Robust, high-bandwidth, and consistent LiDAR-inertial odometry

Abstract

Autonomous navigation system offers significant potential to various industries. As a fundamental component of autonomous navigaion systems, accurate and robust localization is crucial for supporting the downstream modules of the autonomous navigation system, such as decision-making, path-planning, and control modules. The performance of localization relies on the utilization of sensors and the multi-sensor fusion algorithm of state estimation. Light Detection And Ranging (LiDAR) is attracting more research interest for its accurate range measurement and Extended Kalman Filter (EKF) is adopted widely as the state estimation method thanks to its high efficiency. This thesis focuses on the research of LiDAR-based autonomous localization and the theoretical foundation for improving the performance of EKF-based state estimation.

Modeling system states on manifolds favours (iterated) EKF with significant benefits including improved stability, minimum-parameterization, and singularity-avoidance. Based on this, the thesis develops a generic and symbolic framework of on-manifold iterated EKF, called IKFoM. The proposed IKFoM is based on a canonical system representation and symbolically separates manifold-related calculations from system behaviors, resulting in the first framework of iterated EKF naturally evolving on manifolds, which is generic to arbitrary manifolds. What’s more, to benefit the research community, a C++ toolkit of IKFoM has been implemented and open-sourced. By integrating manifold-related calculations into IKFoM, this toolkit makes it easier to precisely deploy an on-manifold iterated EKF on an arbitrary system.

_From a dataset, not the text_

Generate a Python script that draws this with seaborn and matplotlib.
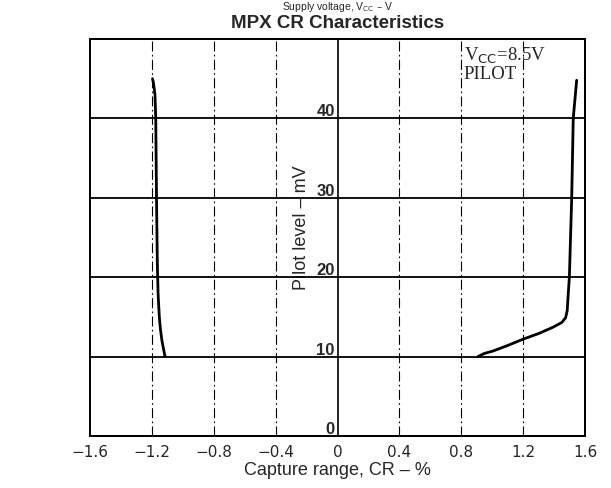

Building upon IKFoM, a robust and high-bandwidth LiDAR-inertial odometry (LIO) system called Point-LIO is developed to extend LIO’s capabilities of handling aggressive motions characterized by serious vibrations and high-speed movements. Point-LIO introduces two key innovations: a point-by-point framework where the state is updated at each LiDAR point measurement, and a stochastic process-augmented kinematic model that treats Inertial Measurement Unit (IMU) measurements as outputs rather than inputs. These innovations enable Point-LIO to provide extremely high-frequency odometry output (i.e. 4, 000-8, 000 Hz), significantly increasing the measuring bandwidth, and to effectively mitigate in-frame motion distortion during severe vibrations. The novel IMU modeling approach of Point-LIO ensures robustness to noisy and biased IMU measurements, enabling accurate localization and reliable mapping even under high-speed motions, including scenarios where IMU measurements are saturated, reaching 75 rad/s.

The estimation performance of the iterated EKF used in Point-LIO is largely impacted by its consistency. Existing methods for designing consistent EKFs are either restricted by less accurate first estimates impacting the estimation performance or rely on system-specific insights challenging to generalize. To tackle this issue, the thesis proposes a more general method for designing a consistent on-manifold iterated EKF for a wider class of non-linear systems, leveraging more accurate recent state estimates. The proposed method is proven to be valid through a set of solid theoretical proofs. The key point of the proposed method is to transform the system to an equivalent system through a novel non-linear transformation, then design the consistent (iterated) EKF on the transformed system. Furthermore, a consistent on-manifold iterated EKF-based Point-LIO is presented as an exemplary application of the proposed method, along with two additional examples: a visual-inertial system and a multi-robot system.